Hewlett Packard Enterprise‘s HPE Q2 earnings blowout delivered numbers that forced a hard reset on how the market values traditional hardware OEMs in the AI buildout, with the stock surging roughly 30% on June 2 after results cleared every key bar by a wide margin.
| Metric | Q2 FY2026 | Change / Context |
|---|---|---|
| Revenue | $10.7B | +40% YoY; beat $9.79B consensus |
| Non-GAAP Diluted EPS | $0.79 | +108% YoY |
| GAAP Diluted EPS | $0.44 | vs. guidance of $0.09–$0.13 |
| AI Systems Backlog | $5.9B (record) | $1.8B new orders in quarter |
| Q2 Free Cash Flow | $0.9B | +$1.8B YoY; best Q2 in company history |
| FY2026 Revenue Growth Guide | 29%–33% | FCF floor raised to $3.5B |
Inside the HPE Q2 Earnings Blowout: The Numbers
The HPE Q2 earnings blowout was not a single-line beat. HPE’s SEC 8-K filing shows non-GAAP diluted EPS of $0.79, up 108% year-over-year, against GAAP EPS of $0.44 that completely blew past the company’s own guidance range of $0.09 to $0.13. That gap between guidance and delivery is what moved the stock.
The earnings press release puts full-year non-GAAP EPS guidance at a $3.40 midpoint, a number that gives analysts a concrete anchor for re-rating the stock. Free cash flow for the quarter hit $0.9 billion, up $1.8 billion from the prior-year period and the strongest Q2 result in company history.
The order book confirms this is not a one-quarter phenomenon. HPE booked $1.8 billion in new AI system orders during the quarter, bringing the cumulative AI systems bookings total to $16.4 billion and pushing the AI backlog to a record $5.9 billion. CEO Antonio Neri cited zero order cancellations. That detail matters: it separates genuine demand from pull-forward noise.
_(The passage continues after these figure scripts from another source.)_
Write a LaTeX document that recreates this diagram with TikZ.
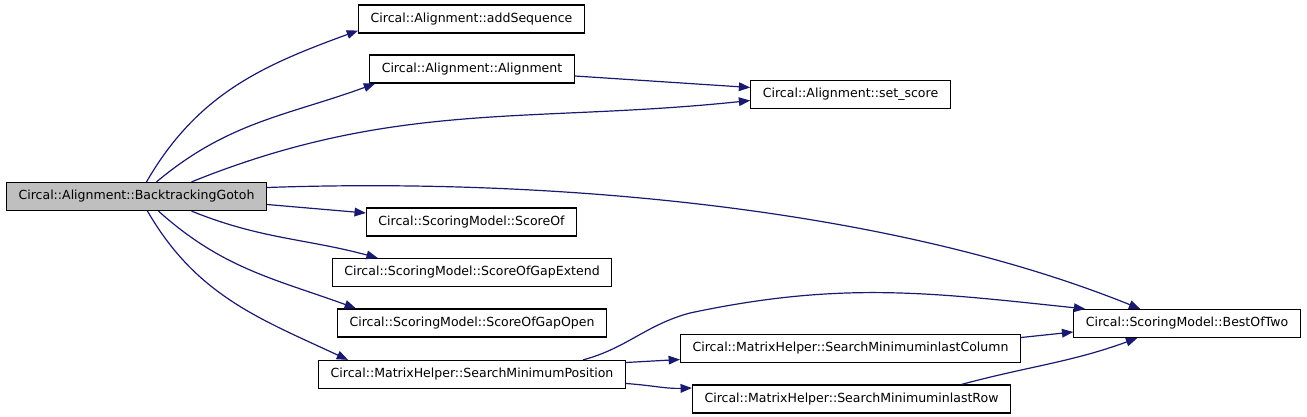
\documentclass[tikz,border=0pt]{standalone}
\usepackage{fontspec}
\setmainfont{DejaVu Sans}
\usepackage{tikz}
\usetikzlibrary{arrows.meta,calc}
\definecolor{callblue}{HTML}{191970}
\definecolor{curgrey}{HTML}{BFBFBF}

\begin{document}
\begin{tikzpicture}[x=0.75pt, y=-0.75pt,
  every node/.style={font=\fontsize{9.4}{11}\selectfont},
  fbox/.style={draw=black, line width=0.9pt, fill=white, inner xsep=9pt,
               inner ysep=0pt, minimum height=21pt},
  call/.style={draw=callblue, line width=0.9pt,
               -{Triangle[length=8.5pt, width=6.5pt]}}]

  \useasboundingbox (0,0) rectangle (1307,417);

  % caller
  \node[fbox, fill=curgrey] (gotoh) at (136.5,196.5) {Circal::Alignment::BacktrackingGotoh};

  % direct callees
  \node[fbox] (addseq)  at (471.5, 19)  {Circal::Alignment::addSequence};
  \node[fbox] (align)   at (472,   69)  {Circal::Alignment::Alignment};
  \node[fbox] (scoreof) at (471.5, 222) {Circal::ScoringModel::ScoreOf};
  \node[fbox] (gapext)  at (472, 272.5) {Circal::ScoringModel::ScoreOfGapExtend};
  \node[fbox] (gapopen) at (472,   323) {Circal::ScoringModel::ScoreOfGapOpen};
  \node[fbox] (minpos)  at (472, 374.5) {Circal::MatrixHelper::SearchMinimumPosition};

  % second level
  \node[fbox] (setscore) at (850.5, 94.5) {Circal::Alignment::set\_score};
  \node[fbox] (lastcol)  at (850.5,348.5) {Circal::MatrixHelper::SearchMinimuminlastColumn};
  \node[fbox] (lastrow)  at (851.5, 399)  {Circal::MatrixHelper::SearchMinimuminlastRow};
  \node[fbox] (bestoftwo) at (1187, 323.5) {Circal::ScoringModel::BestOfTwo};

  \coordinate (bend) at (690,313);

  % calls from BacktrackingGotoh
  \draw[call] ($(gotoh.north)+(10,0)$) to[out=60, in=200] ($(addseq.south west)+(0,-3)$);
  \draw[call] ($(gotoh.north)+(20,0)$) to[out=40, in=200] ($(align.south west)+(6,0)$);
  \draw[call] ($(gotoh.north)+(55,0)$) to[out=22, in=186] ($(setscore.west)+(0,6)$);
  \draw[call] ($(gotoh.east)+(0,-9)$) to[out=2, in=158, looseness=0.8] ($(bestoftwo.north west)+(67,0)$);
  \draw[call] ($(gotoh.east)+(0,8)$) -- ($(scoreof.west)+(0,-9)$);
  \draw[call] ($(gotoh.south)+(55,0)$) to[out=-22, in=165] ($(gapext.north west)+(46,0)$);
  \draw[call] ($(gotoh.south)+(22,0)$) to[out=-42, in=160] ($(gapopen.north west)+(19,0)$);
  \draw[call] ($(gotoh.south)+(11,0)$) to[out=-60, in=155] ($(minpos.north west)+(30,0)$);

  % further calls
  \draw[call] ($(align.east)+(0,7)$) -- ($(setscore.west)+(0,-7)$);
  \draw[call] ($(minpos.north)+(111,0)$) to[out=15, in=195] (bend)
    to[out=12, in=174] ($(bestoftwo.north west)+(12,0)$);
  \draw[call] ($(minpos.east)+(0,-12)$) -- ($(lastcol.west)+(0,11)$);
  \draw[call] ($(minpos.east)+(0,9)$) to[out=-4, in=182] ($(lastrow.west)+(0,-11)$);
  \draw[call] ($(lastcol.east)+(0,-11)$) -- ($(bestoftwo.west)+(0,8.5)$);
  \draw[call] ($(lastrow.north)+(110,0)$) to[out=15, in=200] ($(bestoftwo.south west)+(64,0)$);
\end{tikzpicture}
\end{document}
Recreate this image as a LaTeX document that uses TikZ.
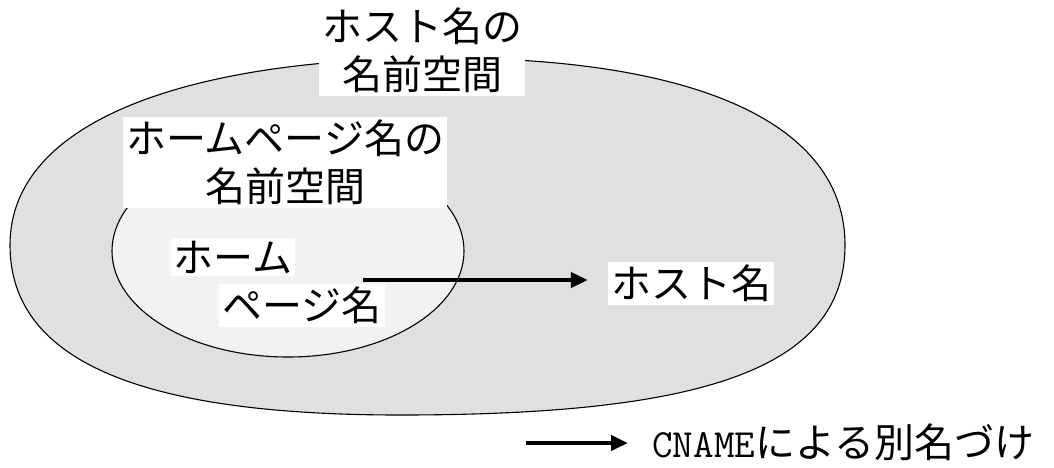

The Networking segment delivered the sharpest acceleration. Revenue came in at $2.7 billion, up 148.2% year-over-year, according to the 8-K. Operating margin in that segment ran at 21.6%, down from 25.0% a year ago as the Juniper Networks integration absorbs costs, but the volume growth more than offsets the compression. A fully integrated networking and compute stack is the product HPE is now selling to large enterprise customers, and Q2 shows that pitch is converting.
CNBC reported that HPE also announced a new server powered by Nvidia’s Vera central processing units, now in full production. That product addition keeps HPE current on silicon generations at the same time its software and services attach rates are expanding.
SMCI’s Edge Offense and the HPE Q2 Earnings Blowout Fallout
Super Micro Computer faces a more complicated setup. The HPE Q2 earnings blowout directly sharpens competition for large enterprise accounts, which historically leaned toward Supermicro’s build-to-spec speed advantage. Now HPE is matching that with an integrated networking layer Supermicro cannot easily replicate.
Supermicro’s response is a deliberate pivot toward edge and departmental AI. On April 13, Supermicro launched three new compact systems built on AMD EPYC 4005 processors: a mini-1U (model AS-E300-14GR) supporting up to 16 cores and 192GB of DDR5 memory, a short-depth 1U, and a slim tower. TDPs run as low as 65W, with PCIe Gen5, TPM 2.0, AMD SEV, and IPMI 2.0 remote management included. These are purpose-built for retail floors, factory edges, and logistics hubs — environments where a full data center rack is not an option.
Mizuho raised its SMCI price target to $44, a level already passed by the stock. The consensus sits at $39, implying downside from current levels of around $46.90. Seventeen analysts hold a collective Hold rating, contrasting sharply with HPE’s Moderate Buy across 21 analysts at a $64.65 average target.
The valuation gap is stark. HPE trades at roughly 15.6x forward earnings. Supermicro trades at 24.8x on a P/E basis while carrying more execution risk, tighter margins under competitive pressure, and a lower analyst consensus target than its current price.
Two Distinct Theses, One Structural Trend
The HPE Q2 earnings blowout does not invalidate Supermicro. It clarifies where each name has an edge. HPE wins on integrated architecture, enterprise relationships, and a re-rating trade from legacy OEM to AI infrastructure platform. Supermicro wins on specialized, high-density, edge-optimized systems where speed to deployment beats vendor breadth.
For HPE, the next test is whether the $5.9 billion backlog converts to revenue at the pace the raised guidance implies. The FY2026 free cash flow floor of $3.5 billion, if hit, would push the yield story alongside the growth story, a combination institutional buyers have not historically attached to this name.
For Supermicro, traction on the new AMD EPYC edge platforms over the next two quarters will show whether the pivot is capturing new customers or simply repositioning existing ones. Watch gross margin trends: sustained compression below 12% would signal the competition is biting harder than the product pivot can offset.